• _What is required_: Nothing but the lines from the top of the data to the line holding "Sans Condensed', 'DejaVu" should be printed, word for word and both ends included; leave the pictures out.
— start of Recorded information —
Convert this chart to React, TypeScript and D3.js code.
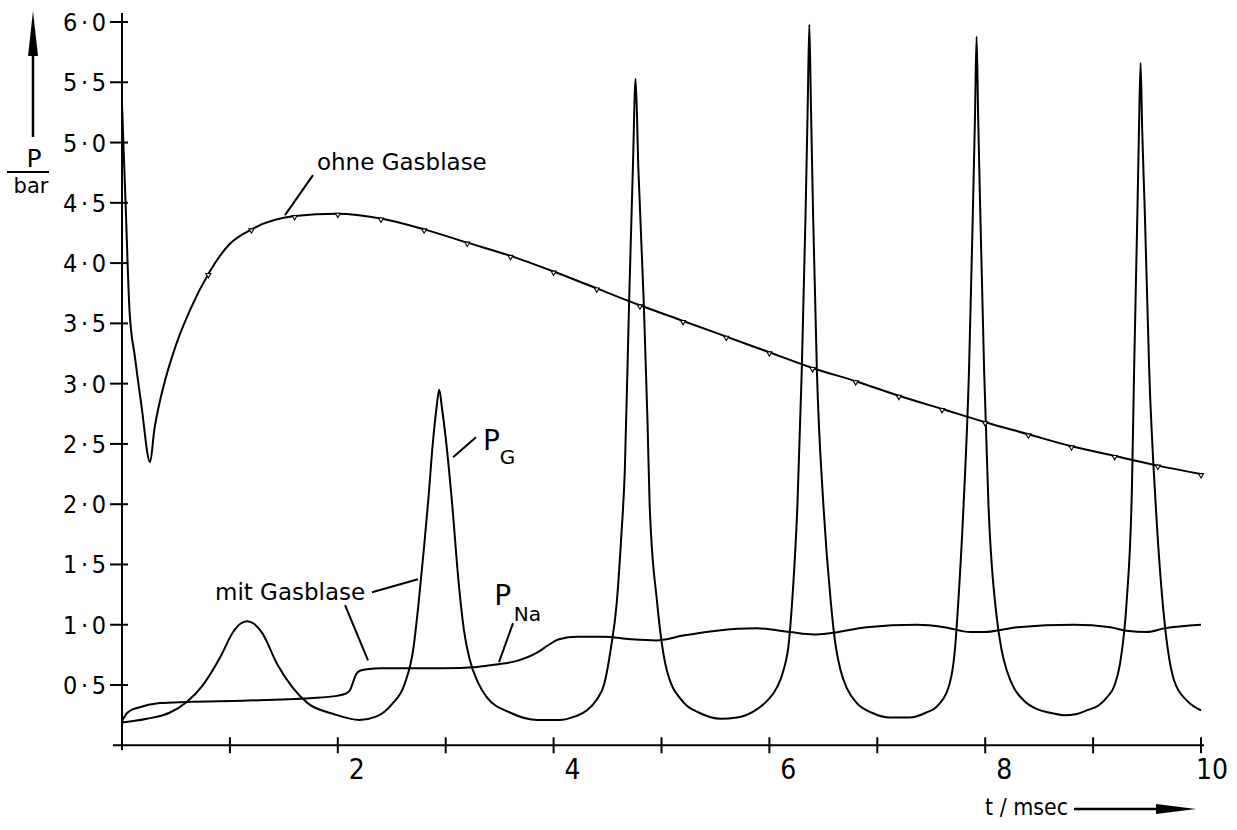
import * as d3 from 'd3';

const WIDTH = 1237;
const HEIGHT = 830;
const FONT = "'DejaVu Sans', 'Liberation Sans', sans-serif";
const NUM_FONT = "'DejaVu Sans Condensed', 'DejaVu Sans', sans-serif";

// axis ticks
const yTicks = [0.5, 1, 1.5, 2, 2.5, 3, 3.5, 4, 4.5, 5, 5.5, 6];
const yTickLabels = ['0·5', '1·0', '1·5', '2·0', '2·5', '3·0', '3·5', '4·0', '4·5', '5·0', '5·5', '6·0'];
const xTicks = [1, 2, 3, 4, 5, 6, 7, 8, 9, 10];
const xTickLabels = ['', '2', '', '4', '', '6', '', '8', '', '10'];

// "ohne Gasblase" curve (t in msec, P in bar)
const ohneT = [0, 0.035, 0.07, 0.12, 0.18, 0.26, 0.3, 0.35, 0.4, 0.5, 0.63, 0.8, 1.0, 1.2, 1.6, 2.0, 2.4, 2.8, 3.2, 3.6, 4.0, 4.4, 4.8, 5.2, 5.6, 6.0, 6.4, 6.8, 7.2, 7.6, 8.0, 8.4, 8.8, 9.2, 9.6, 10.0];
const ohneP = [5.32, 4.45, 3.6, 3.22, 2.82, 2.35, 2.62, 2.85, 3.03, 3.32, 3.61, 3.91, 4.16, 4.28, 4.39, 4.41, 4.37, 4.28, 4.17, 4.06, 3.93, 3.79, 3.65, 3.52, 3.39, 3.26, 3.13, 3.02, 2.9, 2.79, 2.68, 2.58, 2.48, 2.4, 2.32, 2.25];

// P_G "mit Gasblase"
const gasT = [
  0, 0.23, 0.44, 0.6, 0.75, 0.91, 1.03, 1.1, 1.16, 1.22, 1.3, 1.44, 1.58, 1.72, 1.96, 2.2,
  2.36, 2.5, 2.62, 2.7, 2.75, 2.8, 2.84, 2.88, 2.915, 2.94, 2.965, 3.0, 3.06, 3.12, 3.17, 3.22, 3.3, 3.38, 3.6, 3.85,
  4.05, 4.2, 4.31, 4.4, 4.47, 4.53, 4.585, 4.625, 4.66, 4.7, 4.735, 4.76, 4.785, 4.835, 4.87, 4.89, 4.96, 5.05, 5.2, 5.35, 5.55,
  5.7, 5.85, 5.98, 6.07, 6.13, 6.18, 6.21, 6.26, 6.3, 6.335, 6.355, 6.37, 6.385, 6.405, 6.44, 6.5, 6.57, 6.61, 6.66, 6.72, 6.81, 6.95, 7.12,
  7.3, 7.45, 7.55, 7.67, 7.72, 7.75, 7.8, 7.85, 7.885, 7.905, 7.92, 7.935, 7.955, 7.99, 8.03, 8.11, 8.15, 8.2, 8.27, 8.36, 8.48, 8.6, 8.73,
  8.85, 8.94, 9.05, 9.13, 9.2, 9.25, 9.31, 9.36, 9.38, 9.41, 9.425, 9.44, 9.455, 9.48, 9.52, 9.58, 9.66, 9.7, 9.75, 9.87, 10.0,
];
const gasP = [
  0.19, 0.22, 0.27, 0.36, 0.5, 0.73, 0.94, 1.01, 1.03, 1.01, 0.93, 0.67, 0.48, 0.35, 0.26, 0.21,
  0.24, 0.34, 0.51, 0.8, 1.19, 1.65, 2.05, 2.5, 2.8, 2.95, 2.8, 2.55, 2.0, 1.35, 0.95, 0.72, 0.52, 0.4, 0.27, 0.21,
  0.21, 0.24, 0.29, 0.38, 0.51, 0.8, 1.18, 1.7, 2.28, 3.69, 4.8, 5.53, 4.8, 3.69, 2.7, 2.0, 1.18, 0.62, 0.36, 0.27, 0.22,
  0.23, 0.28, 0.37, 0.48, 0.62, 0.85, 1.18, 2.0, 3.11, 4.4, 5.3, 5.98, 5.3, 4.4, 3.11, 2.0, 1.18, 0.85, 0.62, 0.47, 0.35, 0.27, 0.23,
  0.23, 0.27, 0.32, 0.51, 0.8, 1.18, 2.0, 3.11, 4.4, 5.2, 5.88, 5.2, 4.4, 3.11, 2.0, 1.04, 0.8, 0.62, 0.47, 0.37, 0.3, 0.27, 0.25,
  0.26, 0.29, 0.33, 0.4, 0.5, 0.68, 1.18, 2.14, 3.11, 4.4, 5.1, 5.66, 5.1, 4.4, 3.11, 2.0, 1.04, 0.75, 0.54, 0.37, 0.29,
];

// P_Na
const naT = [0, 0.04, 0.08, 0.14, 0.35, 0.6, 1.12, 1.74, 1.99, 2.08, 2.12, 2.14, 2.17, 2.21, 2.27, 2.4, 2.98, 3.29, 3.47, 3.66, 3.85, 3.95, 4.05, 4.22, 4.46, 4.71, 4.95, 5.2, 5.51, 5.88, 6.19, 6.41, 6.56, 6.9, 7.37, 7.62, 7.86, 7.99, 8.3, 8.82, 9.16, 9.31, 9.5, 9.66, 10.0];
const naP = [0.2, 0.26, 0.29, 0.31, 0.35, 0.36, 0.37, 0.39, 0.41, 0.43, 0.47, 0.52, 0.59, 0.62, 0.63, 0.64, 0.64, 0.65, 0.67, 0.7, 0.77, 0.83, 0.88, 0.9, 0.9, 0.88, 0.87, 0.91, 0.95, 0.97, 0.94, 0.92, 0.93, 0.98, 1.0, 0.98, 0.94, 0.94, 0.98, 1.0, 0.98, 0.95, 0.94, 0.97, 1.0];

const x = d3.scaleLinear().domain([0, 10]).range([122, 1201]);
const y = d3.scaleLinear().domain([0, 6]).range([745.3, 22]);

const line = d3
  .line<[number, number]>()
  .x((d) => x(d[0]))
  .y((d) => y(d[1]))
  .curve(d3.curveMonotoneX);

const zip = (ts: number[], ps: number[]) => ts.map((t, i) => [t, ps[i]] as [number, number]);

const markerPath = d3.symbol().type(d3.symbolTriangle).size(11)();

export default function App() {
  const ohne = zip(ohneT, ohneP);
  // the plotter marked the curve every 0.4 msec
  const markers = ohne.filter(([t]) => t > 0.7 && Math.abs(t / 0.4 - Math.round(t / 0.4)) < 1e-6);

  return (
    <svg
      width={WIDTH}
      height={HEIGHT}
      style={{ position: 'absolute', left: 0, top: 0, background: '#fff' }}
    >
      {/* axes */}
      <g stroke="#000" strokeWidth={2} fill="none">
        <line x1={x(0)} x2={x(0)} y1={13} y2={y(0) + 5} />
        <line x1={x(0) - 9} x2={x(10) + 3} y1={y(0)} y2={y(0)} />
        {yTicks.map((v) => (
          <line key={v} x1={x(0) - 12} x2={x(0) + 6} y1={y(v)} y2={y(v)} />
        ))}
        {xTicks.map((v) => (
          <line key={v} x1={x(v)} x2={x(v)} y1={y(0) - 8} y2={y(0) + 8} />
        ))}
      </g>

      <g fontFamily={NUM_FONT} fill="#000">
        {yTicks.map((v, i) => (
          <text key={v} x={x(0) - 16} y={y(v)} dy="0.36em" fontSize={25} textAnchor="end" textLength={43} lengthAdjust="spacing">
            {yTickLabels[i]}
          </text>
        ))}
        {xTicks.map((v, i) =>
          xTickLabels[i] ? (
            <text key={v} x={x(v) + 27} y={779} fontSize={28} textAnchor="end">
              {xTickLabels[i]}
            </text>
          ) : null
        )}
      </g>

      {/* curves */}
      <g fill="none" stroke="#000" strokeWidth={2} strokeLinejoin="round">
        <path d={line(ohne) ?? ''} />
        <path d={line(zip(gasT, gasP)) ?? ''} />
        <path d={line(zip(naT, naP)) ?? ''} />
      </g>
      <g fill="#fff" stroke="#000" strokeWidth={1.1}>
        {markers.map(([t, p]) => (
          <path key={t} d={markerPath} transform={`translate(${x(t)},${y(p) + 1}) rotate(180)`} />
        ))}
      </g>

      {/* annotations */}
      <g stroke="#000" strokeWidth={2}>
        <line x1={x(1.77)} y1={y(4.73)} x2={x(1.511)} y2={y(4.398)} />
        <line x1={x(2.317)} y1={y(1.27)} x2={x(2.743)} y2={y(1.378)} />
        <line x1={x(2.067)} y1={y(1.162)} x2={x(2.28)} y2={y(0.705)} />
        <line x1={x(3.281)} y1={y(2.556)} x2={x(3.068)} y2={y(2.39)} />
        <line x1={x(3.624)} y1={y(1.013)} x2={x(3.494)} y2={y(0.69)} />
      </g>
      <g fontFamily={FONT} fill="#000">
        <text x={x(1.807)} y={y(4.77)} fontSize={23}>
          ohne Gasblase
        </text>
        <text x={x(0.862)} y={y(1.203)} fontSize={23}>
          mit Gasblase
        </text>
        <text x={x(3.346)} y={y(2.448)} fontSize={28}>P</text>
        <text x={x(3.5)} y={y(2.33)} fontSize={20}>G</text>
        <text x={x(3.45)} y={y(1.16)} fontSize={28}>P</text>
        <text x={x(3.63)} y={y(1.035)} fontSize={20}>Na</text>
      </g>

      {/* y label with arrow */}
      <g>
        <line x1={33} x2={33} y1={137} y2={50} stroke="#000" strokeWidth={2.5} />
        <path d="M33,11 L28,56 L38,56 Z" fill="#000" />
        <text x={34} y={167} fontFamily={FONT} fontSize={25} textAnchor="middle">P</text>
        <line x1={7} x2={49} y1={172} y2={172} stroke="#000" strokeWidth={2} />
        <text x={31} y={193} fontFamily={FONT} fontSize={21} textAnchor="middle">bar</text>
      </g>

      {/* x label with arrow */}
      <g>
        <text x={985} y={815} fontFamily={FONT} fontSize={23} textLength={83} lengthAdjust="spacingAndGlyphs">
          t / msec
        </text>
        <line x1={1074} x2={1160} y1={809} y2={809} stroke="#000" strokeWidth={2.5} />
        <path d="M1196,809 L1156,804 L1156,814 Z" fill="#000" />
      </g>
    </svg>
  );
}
— end of Recorded information —
• _Written solution_:
Convert this chart to React, TypeScript and D3.js code.
import * as d3 from 'd3';

const WIDTH = 1237;
const HEIGHT = 830;
const FONT = "'DejaVu Sans', 'Liberation Sans', sans-serif";
const NUM_FONT = "'DejaVu Sans Condensed', 'DejaVu Sans', sans-serif";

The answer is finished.